Les derniers développements du problème des transporteurs sénégalais pour se rendre en Casamance et les nouvelles difficultés avec la Gambie nous ramènent à l’actualité du conflit dans la région méridionale. Pour un simple observateur, les premiers facteurs évidents du conflit sont l’éloignement et l’enclavement de la Casamance, séparée du reste du Sénégal par la Gambie et encadrée au sud par deux autres pays. Cette position défavorable se double d’autres facteurs de marginalisation. A. Ngaidé, universitaire mauritanien, a pu souligner que dans un contexte de diversité proclamée, mais non assumée, le Sénégal, malgré son ancrage démocratique, confond l’ensemble du pays avec sa région centrale.
Des mesures de décentralisation ont certes été adoptées. Mais l’expérience démontre qu’au bout du compte, les ressources, les infrastructures, les équipements et les services resteront toujours inégalement répartis sur l’ensemble du territoire national. Ils seront encore concentrés dans trois ou quatre régions, toujours les mêmes. La situation de la Casamance est encore plus singulière. Par rapport à tout le reste du pays, c’est la région naturelle dans son ensemble, qui est traitée comme une périphérie, sur plusieurs plans. Lorsque l’idée de déplacer la capitale du pays a été évoquée, c’est la localité de Pékesse au nord, encore plus loin de la Casamance, qui a été pressentie.
Au contraire, une mesure significative en contexte sénégalais pourrait consister à transférer le Parlement à Ziguinchor, après évaluation des expériences existant ailleurs. De nombreux pays ont opéré un rééquilibrage de l’architecture territoriale, bâtie sur deux, voire trois pôles de pouvoir.
En Afrique du Sud, Pretoria est la capitale politique, Johannesburg la métropole économique et Le Cap est désormais le siège du Parlement. Au Bénin, Porto Novo est devenue à la fois la capitale politique et le siège du Parlement, à côté de Cotonou. Le Parlement tanzanien a été transféré à Dodoma et Dar Es Salam reste la capitale. Certains pays ont même construit des villes nouvelles pour y transférer leur capitale politique : Yamoussoukro en Côte d’Ivoire, Abuja au Nigeria, mais aussi Brasilia au Brésil et Ankara en Turquie. On peut citer en outre les exemples des pays qui ont deux capitales, politique et économique : Yaoundé et Douala au Cameroun, Rabat et Casablanca au Maroc et bien entendu Washington qui est le siège du gouvernement américain. Le plateau est encore plus étendu en Arabie Saoudite avec Ryad, Djeddah et Makkah, la capitale spirituelle du monde musulman. Des organisations internationales ont également distribué leurs principales activités dans différents pays : le Parlement de l’Union africaine est à Durban, celui de l’Union européenne à Strasbourg, et les institutions spécialisées de l’Onu sont à Genève.
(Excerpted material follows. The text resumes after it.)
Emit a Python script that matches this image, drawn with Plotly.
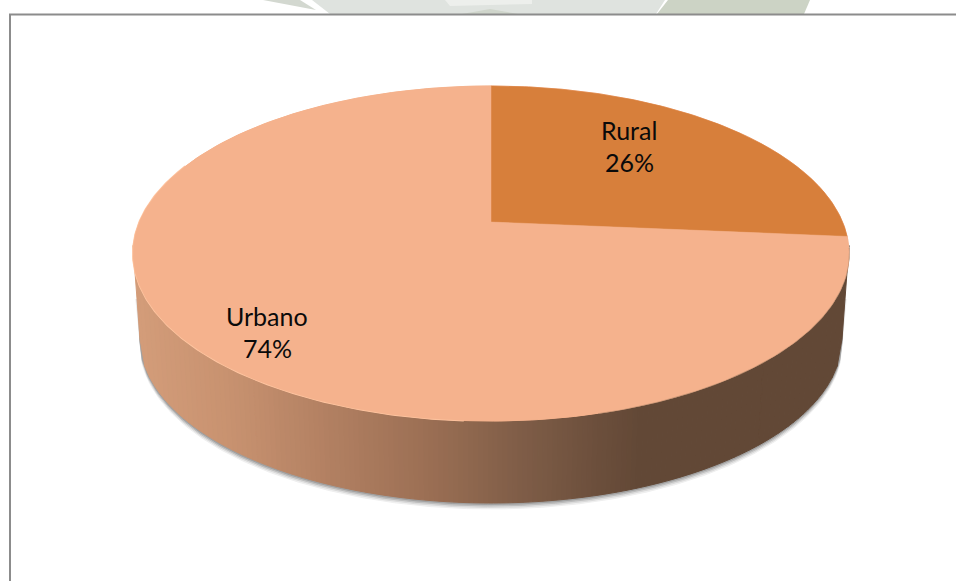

L’installation du Parlement à Ziguinchor aurait des effets multiplicateurs. Elle obligerait d’abord les autorités à prendre le taureau par les cornes, pour trouver une solution convenable à l’enclavement de la Casamance, quel qu’en soit le coût. Soixante ans après l’indépendance et le naufrage tragique du bateau le Joola, il est impossible de continuer à miser plus longtemps sur l’installation hypothétique à Banjul d’un régime favorable à l’érection d’un pont sur la Gambie. Une voie de contournement de qualité, qui traverse d’autres régions, aurait en outre des effets bénéfiques pour ces collectivités territoriales également délaissées. Même si le problème casamançais n’existait, elles seraient malgré tout en droit d’exiger d’être reliées au reste du pays par des infrastructures de qualité.
La voie de contournement et la reprise du trafic sur la Transgambienne ne s’excluent pas. Elles ne sauraient dispenser non plus de poursuivre inlassablement les efforts pour réunir les conditions d’une véritable fédération ou confédération avec la Gambie, voire avec d’autres pays, sur des bases équitables. La première tentative d’union était une occasion pour instaurer un bilinguisme anglais-français, au lieu de choisir d’«annexer» un voisin souverain, avec une seule langue, comme si cela allait de soi. Le Sénégal, pays sans ressources et qui se positionne sur le créneau des services, du plateau académique et des échanges intellectuels ne pourrait que bénéficier aussi de l’usage de l’anglais.